→ TASK GOAL
Data follows below. Repeat exactly the lines between the line holding "Write the Chart.js code for this chart." and the line holding "const toPts = arr", inclusive, and nothing more; drop pictures.

[Start]

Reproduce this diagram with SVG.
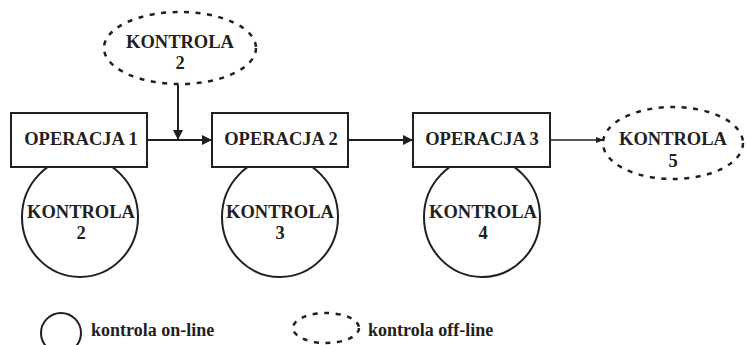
<svg xmlns="http://www.w3.org/2000/svg" width="746" height="345" viewBox="0 0 746 345">
<style>
text{font-family:'Liberation Serif','Times New Roman',serif;font-weight:bold;fill:#231f20;text-anchor:middle}
.lbl{font-size:18.5px}
.leg{font-size:18px;text-anchor:start}
.box{fill:#fff;stroke:#231f20;stroke-width:2}
.on{fill:#fff;stroke:#231f20;stroke-width:2}
.off{fill:#fff;stroke:#231f20;stroke-width:2.5;stroke-dasharray:5 6.5}
.ln{fill:none;stroke:#231f20;stroke-width:2}
.thin{fill:none;stroke:#231f20;stroke-width:1.3}
</style>
<defs>
<marker id="ah" markerWidth="10" markerHeight="10" refX="9" refY="5" orient="auto" markerUnits="userSpaceOnUse"><path d="M0,0 L10,5 L0,10 Z" fill="#231f20"/></marker>
<marker id="ahs" markerWidth="8" markerHeight="8" refX="7" refY="4" orient="auto" markerUnits="userSpaceOnUse"><path d="M0,1 L8,4 L0,7 Z" fill="#231f20"/></marker>
</defs>
<g id="connectors">
<line class="ln" x1="147" y1="140" x2="211" y2="140" marker-end="url(#ah)"/>
<line class="ln" x1="178" y1="85" x2="178" y2="139" marker-end="url(#ah)"/>
<line class="ln" x1="348" y1="140" x2="412" y2="140" marker-end="url(#ah)"/>
<line class="thin" x1="550" y1="140" x2="603" y2="140" marker-end="url(#ahs)"/>
</g>
<g id="k2top"><ellipse class="off" cx="180" cy="48" rx="76" ry="36"/><text class="lbl" x="180" y="48">KONTROLA</text><text class="lbl" x="180" y="69">2</text></g>
<g id="c1"><ellipse class="on" cx="80" cy="217" rx="58" ry="60"/><text class="lbl" x="81" y="218">KONTROLA</text><text class="lbl" x="81" y="239">2</text></g>
<g id="op1"><rect class="box" x="11" y="113" width="136" height="54"/><text class="lbl" x="81" y="145">OPERACJA 1</text></g>
<g id="c2"><ellipse class="on" cx="280" cy="217" rx="58" ry="60"/><text class="lbl" x="280" y="218">KONTROLA</text><text class="lbl" x="280" y="239">3</text></g>
<g id="op2"><rect class="box" x="212" y="113" width="136" height="54"/><text class="lbl" x="281" y="145">OPERACJA 2</text></g>
<g id="c3"><ellipse class="on" cx="482" cy="217" rx="58" ry="60"/><text class="lbl" x="483" y="218">KONTROLA</text><text class="lbl" x="483" y="239">4</text></g>
<g id="op3"><rect class="box" x="413" y="113" width="137" height="54"/><text class="lbl" x="482" y="145">OPERACJA 3</text></g>
<g id="k5"><ellipse class="off" cx="673" cy="143" rx="70" ry="36"/><text class="lbl" x="673" y="145">KONTROLA</text><text class="lbl" x="673" y="167">5</text></g>
<g id="legend">
<ellipse class="on" cx="61" cy="333" rx="20" ry="20"/>
<text class="leg" x="91" y="336">kontrola on-line</text>
<ellipse class="off" cx="326" cy="328" rx="33" ry="15"/>
<text class="leg" x="368" y="336">kontrola off-line</text>
</g>
</svg>
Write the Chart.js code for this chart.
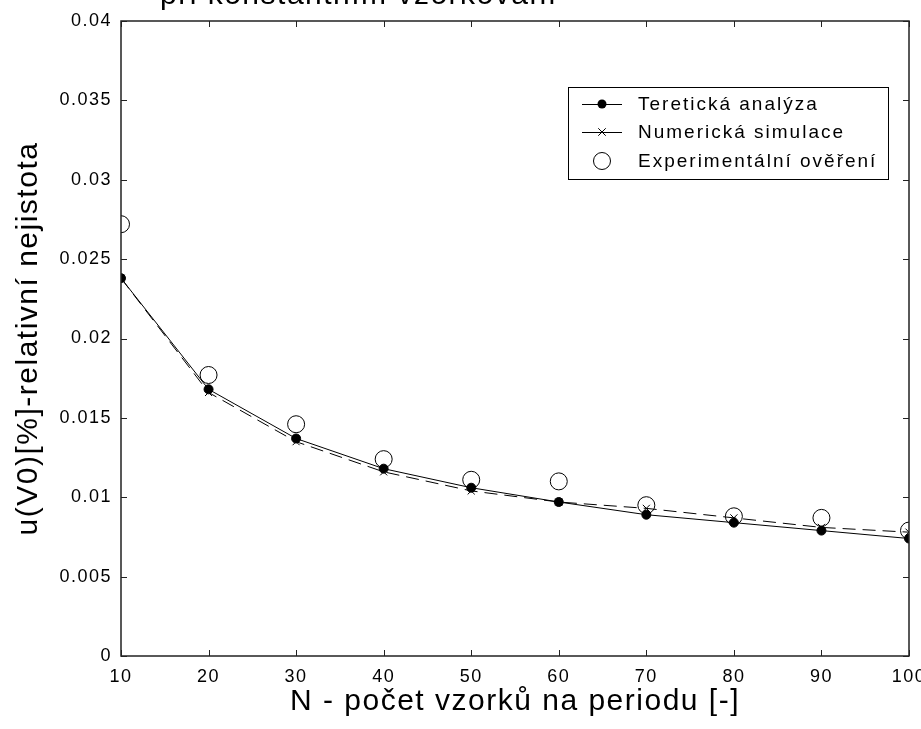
<!DOCTYPE html>
<html><head><meta charset="utf-8">
<script src="https://cdn.jsdelivr.net/npm/chart.js@4/dist/chart.umd.min.js"></script>
<style>html,body{margin:0;padding:0;background:#fff}</style>
</head><body>
<canvas id="c" width="921" height="729"></canvas>
<script>
const samplesN = [10, 20, 30, 40, 50, 60, 70, 80, 90, 100];
const theoretical = [0.0238, 0.0168, 0.0137, 0.0118, 0.0106, 0.0097, 0.0089, 0.0084, 0.0079, 0.0074];
const numerical = [0.0238, 0.0166, 0.0135, 0.0116, 0.0104, 0.0097, 0.0093, 0.0087, 0.0081, 0.0078];
const experimental = [0.0272, 0.0177, 0.0146, 0.0124, 0.0111, 0.0110, 0.0095, 0.0088, 0.0087, 0.0079];
const yTickValues = [0, 0.005, 0.01, 0.015, 0.02, 0.025, 0.03, 0.035, 0.04];
const yTickLabels = ['0', '0.005', '0.01', '0.015', '0.02', '0.025', '0.03', '0.035', '0.04'];
const seriesNames = ['Teretická analýza', 'Numerická simulace', 'Experimentální ověření'];
const chartTitle = 'při konstantním vzorkování';
const xTitle = 'N - počet vzorků na periodu [-]';
const yTitle = 'u(V0)[%]-relativní nejistota';

const FONT = '"Liberation Sans", Arial, sans-serif';
const toPts = arr => arr.map((v, i) => ({x: samplesN[i], y: v}));

const framePlugin = {
  id: 'frameTicks',
  beforeDraw(chart) {
    chart.ctx.letterSpacing = '1.5px';
  },
  afterDraw(chart) {
    const {ctx, chartArea: a, scales} = chart;
    ctx.save();
    ctx.letterSpacing = '0px';
    ctx.strokeStyle = '#222';
    ctx.lineWidth = 1.5;
    ctx.strokeRect(a.left, a.top, a.right - a.left, a.bottom - a.top);
    ctx.lineWidth = 1;
    const L = 6;
    ctx.beginPath();
    scales.x.ticks.forEach(t => {
      const px = Math.round(scales.x.getPixelForValue(t.value)) + 0.5;
      ctx.moveTo(px, a.bottom); ctx.lineTo(px, a.bottom - L);
      ctx.moveTo(px, a.top); ctx.lineTo(px, a.top + L);
    });
    scales.y.ticks.forEach(t => {
      const py = Math.round(scales.y.getPixelForValue(t.value)) + 0.5;
      ctx.moveTo(a.left, py); ctx.lineTo(a.left + L, py);
      ctx.moveTo(a.right, py); ctx.lineTo(a.right - L, py);
    });
    ctx.stroke();
    ctx.restore();
  }
};

const titlePlugin = {
  id: 'cutTitle',
  afterDraw(chart) {
    const ctx = chart.ctx;
    ctx.save();
    ctx.letterSpacing = '1.5px';
    ctx.font = '30px ' + FONT;
    ctx.fillStyle = '#000';
    ctx.textBaseline = 'alphabetic';
    ctx.textAlign = 'left';
    ctx.fillText(chartTitle, 160, 4);
    ctx.restore();
  }
};

const legendPlugin = {
  id: 'boxLegend',
  afterDraw(chart) {
    const ctx = chart.ctx;
    ctx.save();
    ctx.letterSpacing = '2px';
    ctx.fillStyle = '#fff';
    ctx.fillRect(568, 87, 320, 92);
    ctx.strokeStyle = '#000';
    ctx.lineWidth = 1;
    ctx.strokeRect(568.5, 87.5, 320, 92);
    const rows = [104, 132, 161];
    ctx.font = '19px ' + FONT;
    ctx.textBaseline = 'middle';
    ctx.fillStyle = '#000';
    chart.data.datasets.forEach((ds, i) => {
      const y = rows[i];
      const cx = 602;
      if (ds.showLine !== false) {
        ctx.beginPath();
        ctx.moveTo(582, y + 0.5); ctx.lineTo(622, y + 0.5);
        ctx.stroke();
      }
      if (i === 0) {
        ctx.beginPath(); ctx.arc(cx, y, ds.pointRadius, 0, Math.PI * 2); ctx.fill();
      } else if (i === 1) {
        const r = ds.pointRadius * 0.75;
        ctx.beginPath();
        ctx.moveTo(cx - r, y - r); ctx.lineTo(cx + r, y + r);
        ctx.moveTo(cx - r, y + r); ctx.lineTo(cx + r, y - r);
        ctx.stroke();
      } else {
        ctx.beginPath(); ctx.arc(cx, y, ds.pointRadius, 0, Math.PI * 2);
        ctx.stroke();
      }
      ctx.fillText(ds.label, 638, y + 1);
    });
    ctx.restore();
  }
};

new Chart(document.getElementById('c'), {
  type: 'scatter',
  data: {
    datasets: [
      {label: seriesNames[0], data: toPts(theoretical), showLine: true, borderColor: '#000', borderWidth: 1,
       pointStyle: 'circle', pointRadius: 4.5, pointBackgroundColor: '#000', pointBorderColor: '#000', order: 2},
      {label: seriesNames[1], data: toPts(numerical), showLine: true, borderColor: '#000', borderWidth: 1,
       borderDash: [13, 7], pointStyle: 'crossRot', pointRadius: 5, pointBorderColor: '#000', pointBorderWidth: 1, order: 3},
      {label: seriesNames[2], data: toPts(experimental), showLine: false, pointStyle: 'circle', pointRadius: 8.5,
       pointBackgroundColor: 'rgba(255,255,255,0)', pointBorderColor: '#000', pointBorderWidth: 1, order: 1}
    ]
  },
  options: {
    responsive: false,
    animation: false,
    devicePixelRatio: 1,
    layout: {padding: {top: 21, right: 12, left: 0, bottom: 0}},
    plugins: {legend: {display: false}, tooltip: {enabled: false}, title: {display: false}},
    scales: {
      x: {
        type: 'linear', min: 10, max: 100,
        grid: {display: false, drawTicks: false},
        border: {display: false},
        ticks: {stepSize: 10, padding: 10, color: '#000', font: {family: FONT, size: 18}, maxRotation: 0, autoSkip: false},
        title: {display: true, text: xTitle, color: '#000', font: {family: FONT, size: 30}, padding: {top: 0, bottom: 9}},
        afterFit(s) { s.height = 73; s.paddingLeft = 0; s.paddingRight = 0; }
      },
      y: {
        type: 'linear', min: 0, max: 0.04,
        grid: {display: false, drawTicks: false},
        border: {display: false},
        afterBuildTicks(s) { s.ticks = yTickValues.map(v => ({value: v})); },
        ticks: {padding: 9, color: '#000', font: {family: FONT, size: 18},
          callback: (v) => { const i = yTickValues.findIndex(t => Math.abs(t - v) < 1e-9); return i >= 0 ? yTickLabels[i] : ''; }},
        title: {display: true, text: yTitle, color: '#000', font: {family: FONT, size: 30}, padding: {top: 11, bottom: 0}},
        afterFit(s) { s.width = 121; s.paddingTop = 0; s.paddingBottom = 0; }
      }
    }
  },
  plugins: [framePlugin, titlePlugin, legendPlugin]
});
</script>
</body></html>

[End]

→ REPLY
Write the Chart.js code for this chart.
<!DOCTYPE html>
<html><head><meta charset="utf-8">
<script src="https://cdn.jsdelivr.net/npm/chart.js@4/dist/chart.umd.min.js"></script>
<style>html,body{margin:0;padding:0;background:#fff}</style>
</head><body>
<canvas id="c" width="921" height="729"></canvas>
<script>
const samplesN = [10, 20, 30, 40, 50, 60, 70, 80, 90, 100];
const theoretical = [0.0238, 0.0168, 0.0137, 0.0118, 0.0106, 0.0097, 0.0089, 0.0084, 0.0079, 0.0074];
const numerical = [0.0238, 0.0166, 0.0135, 0.0116, 0.0104, 0.0097, 0.0093, 0.0087, 0.0081, 0.0078];
const experimental = [0.0272, 0.0177, 0.0146, 0.0124, 0.0111, 0.0110, 0.0095, 0.0088, 0.0087, 0.0079];
const yTickValues = [0, 0.005, 0.01, 0.015, 0.02, 0.025, 0.03, 0.035, 0.04];
const yTickLabels = ['0', '0.005', '0.01', '0.015', '0.02', '0.025', '0.03', '0.035', '0.04'];
const seriesNames = ['Teretická analýza', 'Numerická simulace', 'Experimentální ověření'];
const chartTitle = 'při konstantním vzorkování';
const xTitle = 'N - počet vzorků na periodu [-]';
const yTitle = 'u(V0)[%]-relativní nejistota';

const FONT = '"Liberation Sans", Arial, sans-serif';
const toPts = arr => arr.map((v, i) => ({x: samplesN[i], y: v}));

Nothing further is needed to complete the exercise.